■ TASK STATEMENT:
Take the lines from the head of the listing through the one bearing "(1)<br>30 juin 2012</div>" and copy them exactly, leaving every picture out.

========

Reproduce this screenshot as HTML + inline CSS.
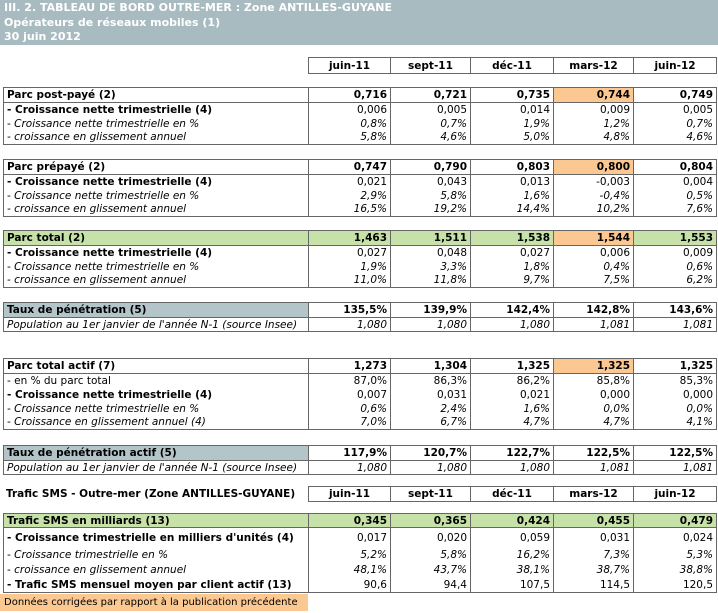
<!DOCTYPE html>
<html><head><meta charset="utf-8"><style>
body{margin:0;width:718px;height:613px;background:#fff;position:relative;overflow:hidden;font-family:"DejaVu Sans","Liberation Sans",sans-serif;font-size:10.5px;color:#000}
.title{position:absolute;left:0;top:0;width:718px;height:45px;background:#a8bbc0;color:#fff;font-weight:bold;font-size:11px;line-height:14.5px;padding-left:4px;box-sizing:border-box;padding-top:1px}
table{position:absolute;left:3px;border-collapse:collapse;table-layout:fixed;width:713px}
td{padding:0 3px;white-space:nowrap;overflow:hidden;border-left:1px solid #666;border-right:1px solid #666}
td.n{text-align:right}
table.d{border:1px solid #666}
tr.h td{border-bottom:1px solid #666;font-weight:bold}
.b{font-weight:bold}.i{font-style:italic}
.or{background:#fbc892}.gr{background:#c6e2a8}.bl{background:#b3c5c9}
table.hd{left:308px;width:408px}
table.hd td{border:1px solid #666;text-align:center;font-weight:bold}
</style></head><body>
<div class="title">III. 2. TABLEAU DE BORD OUTRE-MER : Zone ANTILLES-GUYANE<br>Opérateurs de réseaux mobiles (1)<br>30 juin 2012</div>

<table class="hd" style="top:57px"><colgroup><col style="width:82px"><col style="width:80px"><col style="width:83px"><col style="width:80px"><col style="width:83px"></colgroup>
<tr style="height:16px"><td>juin-11</td><td>sept-11</td><td>déc-11</td><td>mars-12</td><td>juin-12</td></tr></table>

<table class="d" style="top:87px"><colgroup><col style="width:305px"><col style="width:82px"><col style="width:80px"><col style="width:83px"><col style="width:80px"><col style="width:83px"></colgroup>
<tr class="h" style="height:15px"><td>Parc post-payé (2)</td><td class="n">0,716</td><td class="n">0,721</td><td class="n">0,735</td><td class="n or">0,744</td><td class="n">0,749</td></tr>
<tr style="height:14px"><td class="b">- Croissance nette trimestrielle (4)</td><td class="n">0,006</td><td class="n">0,005</td><td class="n">0,014</td><td class="n">0,009</td><td class="n">0,005</td></tr>
<tr style="height:14px" class="i"><td>- Croissance nette trimestrielle en %</td><td class="n">0,8%</td><td class="n">0,7%</td><td class="n">1,9%</td><td class="n">1,2%</td><td class="n">0,7%</td></tr>
<tr style="height:14px" class="i"><td>- croissance en glissement annuel</td><td class="n">5,8%</td><td class="n">4,6%</td><td class="n">5,0%</td><td class="n">4,8%</td><td class="n">4,6%</td></tr>
</table>

<table class="d" style="top:159px"><colgroup><col style="width:305px"><col style="width:82px"><col style="width:80px"><col style="width:83px"><col style="width:80px"><col style="width:83px"></colgroup>
<tr class="h" style="height:15px"><td>Parc prépayé (2)</td><td class="n">0,747</td><td class="n">0,790</td><td class="n">0,803</td><td class="n or">0,800</td><td class="n">0,804</td></tr>
<tr style="height:14px"><td class="b">- Croissance nette trimestrielle (4)</td><td class="n">0,021</td><td class="n">0,043</td><td class="n">0,013</td><td class="n">-0,003</td><td class="n">0,004</td></tr>
<tr style="height:14px" class="i"><td>- Croissance nette trimestrielle en %</td><td class="n">2,9%</td><td class="n">5,8%</td><td class="n">1,6%</td><td class="n">-0,4%</td><td class="n">0,5%</td></tr>
<tr style="height:14px" class="i"><td>- croissance en glissement annuel</td><td class="n">16,5%</td><td class="n">19,2%</td><td class="n">14,4%</td><td class="n">10,2%</td><td class="n">7,6%</td></tr>
</table>

<table class="d" style="top:230px"><colgroup><col style="width:305px"><col style="width:82px"><col style="width:80px"><col style="width:83px"><col style="width:80px"><col style="width:83px"></colgroup>
<tr class="h gr" style="height:15px"><td>Parc total (2)</td><td class="n">1,463</td><td class="n">1,511</td><td class="n">1,538</td><td class="n or">1,544</td><td class="n">1,553</td></tr>
<tr style="height:14px"><td class="b">- Croissance nette trimestrielle (4)</td><td class="n">0,027</td><td class="n">0,048</td><td class="n">0,027</td><td class="n">0,006</td><td class="n">0,009</td></tr>
<tr style="height:14px" class="i"><td>- Croissance nette trimestrielle en %</td><td class="n">1,9%</td><td class="n">3,3%</td><td class="n">1,8%</td><td class="n">0,4%</td><td class="n">0,6%</td></tr>
<tr style="height:14px" class="i"><td>- croissance en glissement annuel</td><td class="n">11,0%</td><td class="n">11,8%</td><td class="n">9,7%</td><td class="n">7,5%</td><td class="n">6,2%</td></tr>
</table>

<table class="d" style="top:302px"><colgroup><col style="width:305px"><col style="width:82px"><col style="width:80px"><col style="width:83px"><col style="width:80px"><col style="width:83px"></colgroup>
<tr class="h" style="height:15px"><td class="bl">Taux de pénétration (5)</td><td class="n">135,5%</td><td class="n">139,9%</td><td class="n">142,4%</td><td class="n">142,8%</td><td class="n">143,6%</td></tr>
<tr style="height:14px" class="i"><td>Population au 1er janvier de l'année N-1 (source Insee)</td><td class="n">1,080</td><td class="n">1,080</td><td class="n">1,080</td><td class="n">1,081</td><td class="n">1,081</td></tr>
</table>

<table class="d" style="top:358px"><colgroup><col style="width:305px"><col style="width:82px"><col style="width:80px"><col style="width:83px"><col style="width:80px"><col style="width:83px"></colgroup>
<tr class="h" style="height:15px"><td>Parc total actif (7)</td><td class="n">1,273</td><td class="n">1,304</td><td class="n">1,325</td><td class="n or">1,325</td><td class="n">1,325</td></tr>
<tr style="height:14px"><td>- en % du parc total</td><td class="n">87,0%</td><td class="n">86,3%</td><td class="n">86,2%</td><td class="n">85,8%</td><td class="n">85,3%</td></tr>
<tr style="height:14px"><td class="b">- Croissance nette trimestrielle (4)</td><td class="n">0,007</td><td class="n">0,031</td><td class="n">0,021</td><td class="n">0,000</td><td class="n">0,000</td></tr>
<tr style="height:14px" class="i"><td>- Croissance nette trimestrielle en %</td><td class="n">0,6%</td><td class="n">2,4%</td><td class="n">1,6%</td><td class="n">0,0%</td><td class="n">0,0%</td></tr>
<tr style="height:14px" class="i"><td>- Croissance en glissement annuel (4)</td><td class="n">7,0%</td><td class="n">6,7%</td><td class="n">4,7%</td><td class="n">4,7%</td><td class="n">4,1%</td></tr>
</table>

<table class="d" style="top:445px"><colgroup><col style="width:305px"><col style="width:82px"><col style="width:80px"><col style="width:83px"><col style="width:80px"><col style="width:83px"></colgroup>
<tr class="h" style="height:15px"><td class="bl">Taux de pénétration actif (5)</td><td class="n">117,9%</td><td class="n">120,7%</td><td class="n">122,7%</td><td class="n">122,5%</td><td class="n">122,5%</td></tr>
<tr style="height:14px" class="i"><td>Population au 1er janvier de l'année N-1 (source Insee)</td><td class="n">1,080</td><td class="n">1,080</td><td class="n">1,080</td><td class="n">1,081</td><td class="n">1,081</td></tr>
</table>

<div class="b" style="position:absolute;left:6px;top:487px;line-height:14px">Trafic SMS - Outre-mer (Zone ANTILLES-GUYANE)</div>
<table class="hd" style="top:486px"><colgroup><col style="width:82px"><col style="width:80px"><col style="width:83px"><col style="width:80px"><col style="width:83px"></colgroup>
<tr style="height:15px"><td>juin-11</td><td>sept-11</td><td>déc-11</td><td>mars-12</td><td>juin-12</td></tr></table>

<table class="d" style="top:513px"><colgroup><col style="width:305px"><col style="width:82px"><col style="width:80px"><col style="width:83px"><col style="width:80px"><col style="width:83px"></colgroup>
<tr class="h gr" style="height:14px"><td>Trafic SMS en milliards (13)</td><td class="n">0,345</td><td class="n">0,365</td><td class="n">0,424</td><td class="n">0,455</td><td class="n">0,479</td></tr>
<tr style="height:20px"><td class="b">- Croissance trimestrielle en milliers d'unités (4)</td><td class="n">0,017</td><td class="n">0,020</td><td class="n">0,059</td><td class="n">0,031</td><td class="n">0,024</td></tr>
<tr style="height:15px" class="i"><td>- Croissance trimestrielle en %</td><td class="n">5,2%</td><td class="n">5,8%</td><td class="n">16,2%</td><td class="n">7,3%</td><td class="n">5,3%</td></tr>
<tr style="height:15px" class="i"><td>- croissance en glissement annuel</td><td class="n">48,1%</td><td class="n">43,7%</td><td class="n">38,1%</td><td class="n">38,7%</td><td class="n">38,8%</td></tr>
<tr style="height:15px"><td class="b">- Trafic SMS mensuel moyen par client actif (13)</td><td class="n">90,6</td><td class="n">94,4</td><td class="n">107,5</td><td class="n">114,5</td><td class="n">120,5</td></tr>
</table>

<div style="position:absolute;left:0;top:594px;width:308px;height:17px;background:#fbc892;line-height:17px;padding-left:4px;box-sizing:border-box;white-space:nowrap;overflow:hidden;font-size:10px">Données corrigées par rapport à la publication précédente</div>
</body></html>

========

■ FINISHED TASK:
Reproduce this screenshot as HTML + inline CSS.
<!DOCTYPE html>
<html><head><meta charset="utf-8"><style>
body{margin:0;width:718px;height:613px;background:#fff;position:relative;overflow:hidden;font-family:"DejaVu Sans","Liberation Sans",sans-serif;font-size:10.5px;color:#000}
.title{position:absolute;left:0;top:0;width:718px;height:45px;background:#a8bbc0;color:#fff;font-weight:bold;font-size:11px;line-height:14.5px;padding-left:4px;box-sizing:border-box;padding-top:1px}
table{position:absolute;left:3px;border-collapse:collapse;table-layout:fixed;width:713px}
td{padding:0 3px;white-space:nowrap;overflow:hidden;border-left:1px solid #666;border-right:1px solid #666}
td.n{text-align:right}
table.d{border:1px solid #666}
tr.h td{border-bottom:1px solid #666;font-weight:bold}
.b{font-weight:bold}.i{font-style:italic}
.or{background:#fbc892}.gr{background:#c6e2a8}.bl{background:#b3c5c9}
table.hd{left:308px;width:408px}
table.hd td{border:1px solid #666;text-align:center;font-weight:bold}
</style></head><body>
<div class="title">III. 2. TABLEAU DE BORD OUTRE-MER : Zone ANTILLES-GUYANE<br>Opérateurs de réseaux mobiles (1)<br>30 juin 2012</div>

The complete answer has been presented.